Two gay climate activists have announced their refusal to attend unless it’s moved, calling it a betrayal of the community and “inherent discrimination.” Elijah Mckenzie-Jackson and Jerome Foster II realized when planning to attend that Egyptian law enforcement has detained, assaulted and tortured LGBTQIA+ people. “I just had the courage to come out to my parents this year,” Foster told Atmos, “and it’s terrifying for me to have to go through that experience again of trying to hide myself to conform to society.”

While he and Mckenzie-Jackson are calling on the UNFCCC to move the conference, others are calling for the “government to release its political prisoners and create a safe environment for advocates long after COP27 ends,” hoping that COP27 will be “a rare opportunity to find solutions to the country’s human rights crisis” and that the international attention can be leveraged “so that no person in Egypt has to live in fear any longer.”

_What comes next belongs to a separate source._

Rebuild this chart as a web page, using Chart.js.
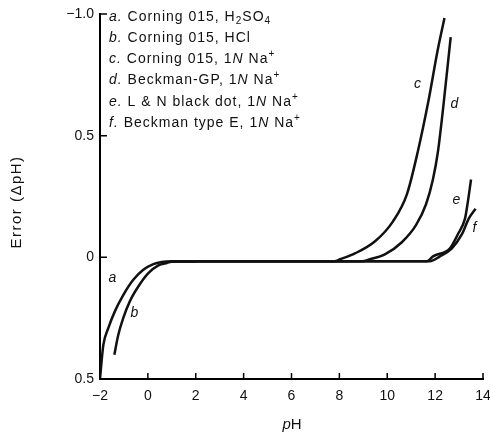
<!DOCTYPE html>
<html lang="en">
<head>
<meta charset="UTF-8" />
<title>Glass electrode error vs pH</title>
<style>
    html, body {
        margin: 0;
        padding: 0;
        background: #fff;
    }
    .chart-box {
        position: relative;
        width: 490px;
        height: 434px;
    }
</style>
<script src="https://cdn.jsdelivr.net/npm/chart.js"></script>
</head>
<body>
<div class="chart-box"><canvas id="ph-chart"></canvas></div>
<script>
    // legend entries (markup: _{} subscript, ^{} superscript, *..* italic)
    const curveKeys = ['a', 'b', 'c', 'd', 'e', 'f'];
    const curveNames = [
        'Corning 015, H_{2}SO_{4}',
        'Corning 015, HCl',
        'Corning 015, 1*N* Na^{+}',
        'Beckman-GP, 1*N* Na^{+}',
        'L & N black dot, 1*N* Na^{+}',
        'Beckman type E, 1*N* Na^{+}'
    ];

    // curves: pH and error (ΔpH)
    const phA  = [-2.0, -1.96, -1.86, -1.65, -1.37, -1.03, -0.61, -0.19, 0.23, 0.58, 1.0, 2.0];
    const errA = [0.50, 0.456, 0.36, 0.29, 0.22, 0.155, 0.092, 0.051, 0.028, 0.019, 0.016, 0.016];

    const phB  = [-1.40, -1.24, -1.03, -0.75, -0.40, 0.02, 0.44, 0.79, 1.13, 2.0];
    const errB = [0.40, 0.32, 0.25, 0.18, 0.12, 0.065, 0.033, 0.023, 0.016, 0.016];

    const phC  = [1.0, 7.0, 7.8, 8.03, 8.65, 9.49, 10.24, 10.82, 11.28, 11.72, 12.10, 12.39];
    const errC = [0.016, 0.016, 0.016, 0.008, -0.016, -0.066, -0.148, -0.259, -0.436, -0.642, -0.848, -0.984];

    const phD  = [1.0, 8.2, 8.95, 9.28, 9.90, 10.61, 11.20, 11.62, 11.91, 12.12, 12.33, 12.65];
    const errD = [0.016, 0.016, 0.016, 0.008, -0.012, -0.062, -0.132, -0.218, -0.321, -0.436, -0.609, -0.905];

    const phE  = [1.0, 11.0, 11.66, 11.91, 12.62, 12.95, 13.25, 13.37, 13.50];
    const errE = [0.016, 0.016, 0.016, -0.004, -0.037, -0.095, -0.16, -0.23, -0.32];

    const phF  = [1.0, 11.0, 11.78, 12.20, 12.70, 13.12, 13.41, 13.69];
    const errF = [0.016, 0.016, 0.016, -0.004, -0.037, -0.095, -0.16, -0.20];

    // where the curve letters sit (data units)
    const letterPH  = [-1.46, -0.54, 11.28, 12.83, 12.91, 13.66];
    const letterErr = [0.086, 0.23, -0.71, -0.63, -0.235, -0.12];

    // axis ticks
    const xTicks = [-2, 0, 2, 4, 6, 8, 10, 12, 14];
    const xTickLabels = ['\u22122', '0', '2', '4', '6', '8', '10', '12', '14'];
    const yTicks = [-1, -0.5, 0, 0.5];
    const yTickLabels = ['\u22121.0', '0.5', '0', '0.5'];

    const FONT = '"Liberation Sans", Arial, sans-serif';

    function toPoints(xs, ys) {
        return xs.map((v, i) => ({ x: v, y: ys[i] }));
    }

    function parseRich(s) {
        const parts = s.split(/(_\{[^}]*\}|\^\{[^}]*\}|\*[^*]*\*)/).filter(p => p.length);
        return parts.map(p => {
            if (p.startsWith('_{')) return { t: p.slice(2, -1), sub: true };
            if (p.startsWith('^{')) return { t: p.slice(2, -1), sup: true };
            if (p.startsWith('*')) return { t: p.slice(1, -1), it: true };
            return { t: p };
        });
    }

    function drawRich(ctx, segs, x, y, size) {
        segs.forEach(seg => {
            const small = seg.sub || seg.sup;
            const sz = small ? Math.round(size * 0.7) : size;
            ctx.font = (seg.it ? 'italic ' : '') + sz + 'px ' + FONT;
            const dy = seg.sub ? 4 : seg.sup ? -5 : 0;
            ctx.fillText(seg.t, x, y + dy);
            x += ctx.measureText(seg.t).width;
        });
    }

    const decorPlugin = {
        id: 'decor',
        afterDraw(chart) {
            const { ctx, chartArea: area, scales } = chart;
            const x = scales.x, y = scales.y;
            ctx.save();

            // inward tick marks
            ctx.strokeStyle = '#000';
            ctx.lineWidth = 1.5;
            ctx.beginPath();
            xTicks.slice(1).forEach(v => {
                const px = x.getPixelForValue(v);
                ctx.moveTo(px, area.bottom);
                ctx.lineTo(px, area.bottom - 6);
            });
            yTicks.forEach(v => {
                const py = y.getPixelForValue(v);
                ctx.moveTo(area.left, py);
                ctx.lineTo(area.left + 7, py);
            });
            ctx.stroke();

            ctx.fillStyle = '#111';
            ctx.textBaseline = 'middle';
            ctx.textAlign = 'left';
            ctx.letterSpacing = '1px';

            // legend block
            curveKeys.forEach((k, i) => {
                const segs = [{ t: k + '.', it: true }, { t: ' ' }].concat(parseRich(curveNames[i]));
                drawRich(ctx, segs, 109, 17 + i * 21.2, 14);
            });

            // curve letters
            ctx.font = 'italic 14px ' + FONT;
            ctx.textAlign = 'center';
            curveKeys.forEach((k, i) => {
                ctx.fillText(k, x.getPixelForValue(letterPH[i]), y.getPixelForValue(letterErr[i]));
            });

            // axis titles
            ctx.letterSpacing = '1.5px';
            ctx.save();
            ctx.translate(17, 202);
            ctx.rotate(-Math.PI / 2);
            ctx.font = '15px ' + FONT;
            ctx.fillText('Error (\u0394pH)', 0, 0);
            ctx.restore();

            ctx.letterSpacing = '0px';
            ctx.textAlign = 'left';
            ctx.font = 'italic 15px ' + FONT;
            const pw = ctx.measureText('p').width;
            ctx.font = '15px ' + FONT;
            const hw = ctx.measureText('H').width;
            const tx = 292 - (pw + hw) / 2;
            ctx.font = 'italic 15px ' + FONT;
            ctx.fillText('p', tx, 425);
            ctx.font = '15px ' + FONT;
            ctx.fillText('H', tx + pw, 425);

            ctx.restore();
        }
    };

    const allPH = [phA, phB, phC, phD, phE, phF];
    const allErr = [errA, errB, errC, errD, errE, errF];

    new Chart(document.getElementById('ph-chart'), {
        type: 'scatter',
        data: {
            datasets: curveKeys.map((k, i) => ({
                label: k,
                data: toPoints(allPH[i], allErr[i]),
                showLine: true,
                borderColor: '#111',
                borderWidth: 2.5,
                pointRadius: 0,
                cubicInterpolationMode: 'monotone',
                fill: false
            }))
        },
        options: {
            responsive: true,
            maintainAspectRatio: false,
            animation: false,
            layout: { padding: { top: 14, right: 7, left: 0, bottom: 0 } },
            plugins: {
                legend: { display: false },
                tooltip: { enabled: false }
            },
            scales: {
                x: {
                    type: 'linear',
                    min: -2,
                    max: 14,
                    afterFit: s => {
                        s.height = 55;
                        s.paddingLeft = 0;
                        s.paddingRight = 0;
                    },
                    afterBuildTicks: s => { s.ticks = xTicks.map(v => ({ value: v })); },
                    grid: { display: false, drawTicks: false },
                    border: { display: true, color: '#000', width: 2 },
                    ticks: {
                        color: '#111',
                        padding: 9,
                        maxRotation: 0,
                        font: { family: FONT, size: 14 },
                        callback: (v, i) => xTickLabels[i]
                    }
                },
                y: {
                    type: 'linear',
                    reverse: true,
                    min: -1,
                    max: 0.5,
                    afterFit: s => {
                        s.width = 100;
                        s.paddingTop = 0;
                        s.paddingBottom = 0;
                    },
                    afterBuildTicks: s => { s.ticks = yTicks.map(v => ({ value: v })); },
                    grid: { display: false, drawTicks: false },
                    border: { display: true, color: '#000', width: 2 },
                    ticks: {
                        color: '#111',
                        padding: 6,
                        font: { family: FONT, size: 14 },
                        callback: (v, i) => yTickLabels[i]
                    }
                }
            }
        },
        plugins: [decorPlugin]
    });
</script>
</body>
</html>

Foster and Mckenzie-Jackson share that aim in their effort to “raise concerns about the lived reality queer people, women, and activists experience every day inside of Egypt.” Yasmin Omar, UN manager for the Committee for Justice, is calling for Egypt to release political prisoners, but hopes are fading fast as she “had hoped to see more people released from prisons” and are now “believing that this chance will not really give us the exposure we needed.”